-- Start --

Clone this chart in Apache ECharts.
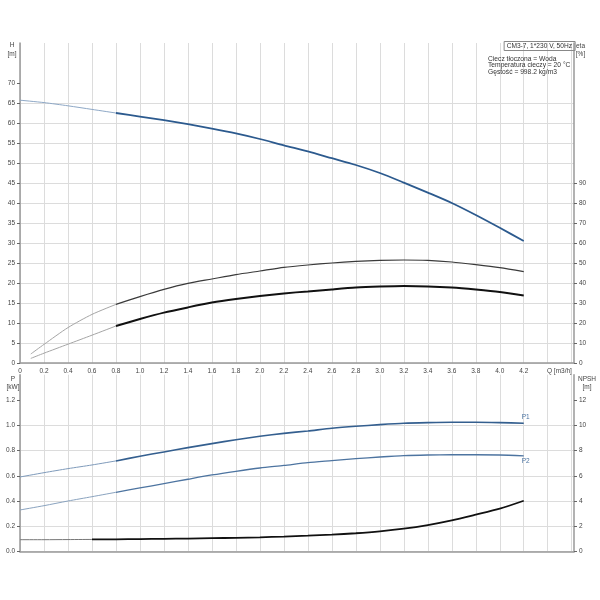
<!DOCTYPE html>
<html><head><meta charset="utf-8">
<script src="https://cdn.jsdelivr.net/npm/echarts@6/dist/echarts.min.js"></script>
<style>html,body{margin:0;padding:0;background:#fff}#c{width:600px;height:600px}</style>
</head><body><div id="c"></div>
<script>
// ---- data ----
const qMain = [0,0.2,0.4,0.6,0.8,1.0,1.2,1.4,1.6,1.8,2.0,2.2,2.4,2.6,2.8,3.0,3.2,3.4,3.6,3.8,4.0,4.2];
const headH = [65.7,65.1,64.3,63.4,62.5,61.6,60.7,59.7,58.6,57.4,56.0,54.4,52.9,51.2,49.5,47.5,45.1,42.6,40.0,37.0,33.8,30.5];
const qEta = [0.09,0.2,0.4,0.6,0.8,1.0,1.2,1.4,1.6,1.8,2.0,2.2,2.4,2.6,2.8,3.0,3.2,3.4,3.6,3.8,4.0,4.2];
const etaUpper = [4.5,9.3,17.7,24.3,29.3,33.2,36.8,39.8,42.0,44.2,46.0,47.8,49.0,50.0,50.8,51.3,51.5,51.3,50.5,49.2,47.7,45.7];
const etaLower = [2.3,4.9,9.4,13.9,18.5,22.0,25.2,27.8,30.2,32.0,33.5,34.8,35.8,36.8,37.7,38.2,38.5,38.3,37.7,36.7,35.5,33.8];
const powerP1 = [0.591,0.625,0.657,0.686,0.718,0.755,0.789,0.823,0.855,0.886,0.913,0.936,0.955,0.976,0.992,1.005,1.016,1.021,1.024,1.024,1.021,1.016];
const powerP2 = [0.330,0.364,0.401,0.435,0.470,0.504,0.538,0.573,0.607,0.636,0.662,0.682,0.704,0.720,0.736,0.749,0.760,0.765,0.767,0.767,0.765,0.758];
const npsh = [0.95,0.95,0.96,0.97,0.98,1.0,1.02,1.04,1.07,1.10,1.14,1.20,1.27,1.35,1.46,1.61,1.82,2.11,2.48,2.93,3.40,4.03];
const hTicks = [0,5,10,15,20,25,30,35,40,45,50,55,60,65,70];
const etaTicks = [0,10,20,30,40,50,60,70,80,90];
const pTicks = [0,0.2,0.4,0.6,0.8,1.0,1.2];
const npshTicks = [0,2,4,6,8,10,12];
const infoBox = 'CM3-7, 1*230 V, 50Hz';
const infoLines = ['Ciecz tłoczona = Woda','Temperatura cieczy = 20 °C','Gęstość = 998.2 kg/m3'];

// ---- helpers ----
const FONT = 'Liberation Sans, Arial, sans-serif';
function pairs(xs, ys){ return xs.map((x,i)=>[x, ys[i]]); }
function thinPart(xs, ys, split){ return pairs(xs,ys).filter(p=>p[0] <= split + 1e-9); }
function thickPart(xs, ys, split){ return pairs(xs,ys).filter(p=>p[0] >= split - 1e-9); }
function line(name, data, xi, yi, color, width, extra){
  return Object.assign({name, type:'line', data, xAxisIndex:xi, yAxisIndex:yi, showSymbol:false,
    smooth:0.25, lineStyle:{color, width}, itemStyle:{color}, silent:true, z:3}, extra||{});
}
const labStyle = {fontSize:6.5, color:'#444', fontFamily:FONT};
const gridLine = {show:true, showMaxLine:false, lineStyle:{color:'#dcdcdc', width:1}};
const axLine = {show:true, onZero:false, lineStyle:{color:'#999', width:1.5}};
function ticks(vals){ return {show:true, length:3, customValues:vals, lineStyle:{color:'#666'}}; }
const QMAX = 4.619;

const chart = echarts.init(document.getElementById('c'), null, {renderer:'canvas'});
chart.setOption({
  animation:false,
  backgroundColor:'#fff',
  textStyle:{fontFamily:FONT},
  title:[
    {text:infoBox, right:25, top:41.5, borderColor:'#888', borderWidth:1, padding:[1.5,3,1,3],
     textStyle:{fontSize:6.6, fontWeight:'normal', color:'#333', fontFamily:FONT}},
    {text:infoLines.join('\n'), left:488, top:56, padding:0,
     textStyle:{fontSize:6.7, lineHeight:6.4, fontWeight:'normal', color:'#333', fontFamily:FONT}}
  ],
  grid:[
    {left:20, right:26, top:43, height:320},
    {left:20, right:26, top:374.7, height:177}
  ],
  xAxis:[
    {type:'value', gridIndex:0, min:0, max:QMAX, interval:0.2,
     axisLine:axLine, axisTick:{show:false}, splitLine:gridLine,
     axisLabel:Object.assign({margin:5, showMaxLabel:false, formatter:v=> v===0 ? '0' : (v<=4.21 ? v.toFixed(1) : '')}, labStyle),
     name:'Q [m3/h]', nameLocation:'end', nameGap:-27,
     nameTextStyle:{fontSize:6.5, color:'#444', align:'left', verticalAlign:'top', padding:[5,0,0,0]}},
    {type:'value', gridIndex:1, min:0, max:QMAX, interval:0.2,
     axisLine:axLine, axisTick:{show:false}, splitLine:gridLine, axisLabel:{show:false}}
  ],
  yAxis:[
    {type:'value', gridIndex:0, position:'left', min:0, max:80, interval:5,
     axisLine:axLine, axisTick:ticks(hTicks), splitLine:gridLine,
     axisLabel:Object.assign({margin:5, formatter:v=> v<=70 ? String(v) : ''}, labStyle),
     name:'H\n[m]', nameLocation:'end', nameGap:-16,
     nameTextStyle:{fontSize:6.5, lineHeight:9, color:'#444', align:'center', verticalAlign:'bottom', padding:[0,16,0,0]}},
    {type:'value', gridIndex:0, position:'right', min:0, max:160, interval:10,
     axisLine:axLine, axisTick:ticks(etaTicks), splitLine:{show:false},
     axisLabel:Object.assign({margin:5, formatter:v=> v<=90 ? String(v) : ''}, labStyle),
     name:'eta\n[%]', nameLocation:'end', nameGap:-15.5,
     nameTextStyle:{fontSize:6.5, lineHeight:8.5, color:'#444', align:'center', verticalAlign:'bottom', padding:[0,0,0,13]}},
    {type:'value', gridIndex:1, position:'left', min:0, max:1.4, interval:0.2,
     axisLine:axLine, axisTick:ticks(pTicks), splitLine:gridLine,
     axisLabel:Object.assign({margin:5, formatter:v=> v<=1.21 ? v.toFixed(1) : ''}, labStyle),
     name:'P\n[kW]', nameLocation:'end', nameGap:-17,
     nameTextStyle:{fontSize:6.5, lineHeight:8.5, color:'#444', align:'center', verticalAlign:'bottom', padding:[0,14,0,0]}},
    {type:'value', gridIndex:1, position:'right', min:0, max:14, interval:2,
     axisLine:axLine, axisTick:ticks(npshTicks), splitLine:{show:false},
     axisLabel:Object.assign({margin:5, formatter:v=> v<=12 ? String(v) : ''}, labStyle),
     name:'NPSH\n[m]', nameLocation:'end', nameGap:-17,
     nameTextStyle:{fontSize:6.5, lineHeight:8.5, color:'#444', align:'center', verticalAlign:'bottom', padding:[0,0,0,26]}}
  ],
  series:[
    line('H thin', thinPart(qMain, headH, 0.8), 0, 0, '#8ea8c6', 1),
    line('H', thickPart(qMain, headH, 0.8), 0, 0, '#2c5a8e', 1.8),
    line('eta1 thin', thinPart(qEta, etaUpper, 0.8), 0, 1, '#a5a5a5', 1),
    line('eta1', thickPart(qEta, etaUpper, 0.8), 0, 1, '#3a3a3a', 1.2),
    line('eta2 thin', thinPart(qEta, etaLower, 0.8), 0, 1, '#a5a5a5', 1),
    line('eta2', thickPart(qEta, etaLower, 0.8), 0, 1, '#111', 2),
    line('P1 thin', thinPart(qMain, powerP1, 0.8), 1, 2, '#7f9bbb', 1),
    line('P1', thickPart(qMain, powerP1, 0.8), 1, 2, '#345f8f', 1.6,
      {endLabel:{show:true, formatter:'P1', fontSize:6.5, color:'#4a72a0', offset:[-10,-6], fontFamily:FONT}}),
    line('P2 thin', thinPart(qMain, powerP2, 0.8), 1, 2, '#8aa3bf', 1),
    line('P2', thickPart(qMain, powerP2, 0.8), 1, 2, '#4d74a0', 1.3,
      {endLabel:{show:true, formatter:'P2', fontSize:6.5, color:'#4a72a0', offset:[-10,5], fontFamily:FONT}}),
    line('NPSH thin', thinPart(qMain, npsh, 0.6), 1, 3, '#777', 1),
    line('NPSH', thickPart(qMain, npsh, 0.6), 1, 3, '#111', 1.8)
  ]
});
</script>
</body></html>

-- End --

## Job
Leave out any pictures, please, and quote only the lines from the top of the data through the line that contains "const infoLines = ['Ciecz".

## Task result
Clone this chart in Apache ECharts.
<!DOCTYPE html>
<html><head><meta charset="utf-8">
<script src="https://cdn.jsdelivr.net/npm/echarts@6/dist/echarts.min.js"></script>
<style>html,body{margin:0;padding:0;background:#fff}#c{width:600px;height:600px}</style>
</head><body><div id="c"></div>
<script>
// ---- data ----
const qMain = [0,0.2,0.4,0.6,0.8,1.0,1.2,1.4,1.6,1.8,2.0,2.2,2.4,2.6,2.8,3.0,3.2,3.4,3.6,3.8,4.0,4.2];
const headH = [65.7,65.1,64.3,63.4,62.5,61.6,60.7,59.7,58.6,57.4,56.0,54.4,52.9,51.2,49.5,47.5,45.1,42.6,40.0,37.0,33.8,30.5];
const qEta = [0.09,0.2,0.4,0.6,0.8,1.0,1.2,1.4,1.6,1.8,2.0,2.2,2.4,2.6,2.8,3.0,3.2,3.4,3.6,3.8,4.0,4.2];
const etaUpper = [4.5,9.3,17.7,24.3,29.3,33.2,36.8,39.8,42.0,44.2,46.0,47.8,49.0,50.0,50.8,51.3,51.5,51.3,50.5,49.2,47.7,45.7];
const etaLower = [2.3,4.9,9.4,13.9,18.5,22.0,25.2,27.8,30.2,32.0,33.5,34.8,35.8,36.8,37.7,38.2,38.5,38.3,37.7,36.7,35.5,33.8];
const powerP1 = [0.591,0.625,0.657,0.686,0.718,0.755,0.789,0.823,0.855,0.886,0.913,0.936,0.955,0.976,0.992,1.005,1.016,1.021,1.024,1.024,1.021,1.016];
const powerP2 = [0.330,0.364,0.401,0.435,0.470,0.504,0.538,0.573,0.607,0.636,0.662,0.682,0.704,0.720,0.736,0.749,0.760,0.765,0.767,0.767,0.765,0.758];
const npsh = [0.95,0.95,0.96,0.97,0.98,1.0,1.02,1.04,1.07,1.10,1.14,1.20,1.27,1.35,1.46,1.61,1.82,2.11,2.48,2.93,3.40,4.03];
const hTicks = [0,5,10,15,20,25,30,35,40,45,50,55,60,65,70];
const etaTicks = [0,10,20,30,40,50,60,70,80,90];
const pTicks = [0,0.2,0.4,0.6,0.8,1.0,1.2];
const npshTicks = [0,2,4,6,8,10,12];
const infoBox = 'CM3-7, 1*230 V, 50Hz';
const infoLines = ['Ciecz tłoczona = Woda','Temperatura cieczy = 20 °C','Gęstość = 998.2 kg/m3'];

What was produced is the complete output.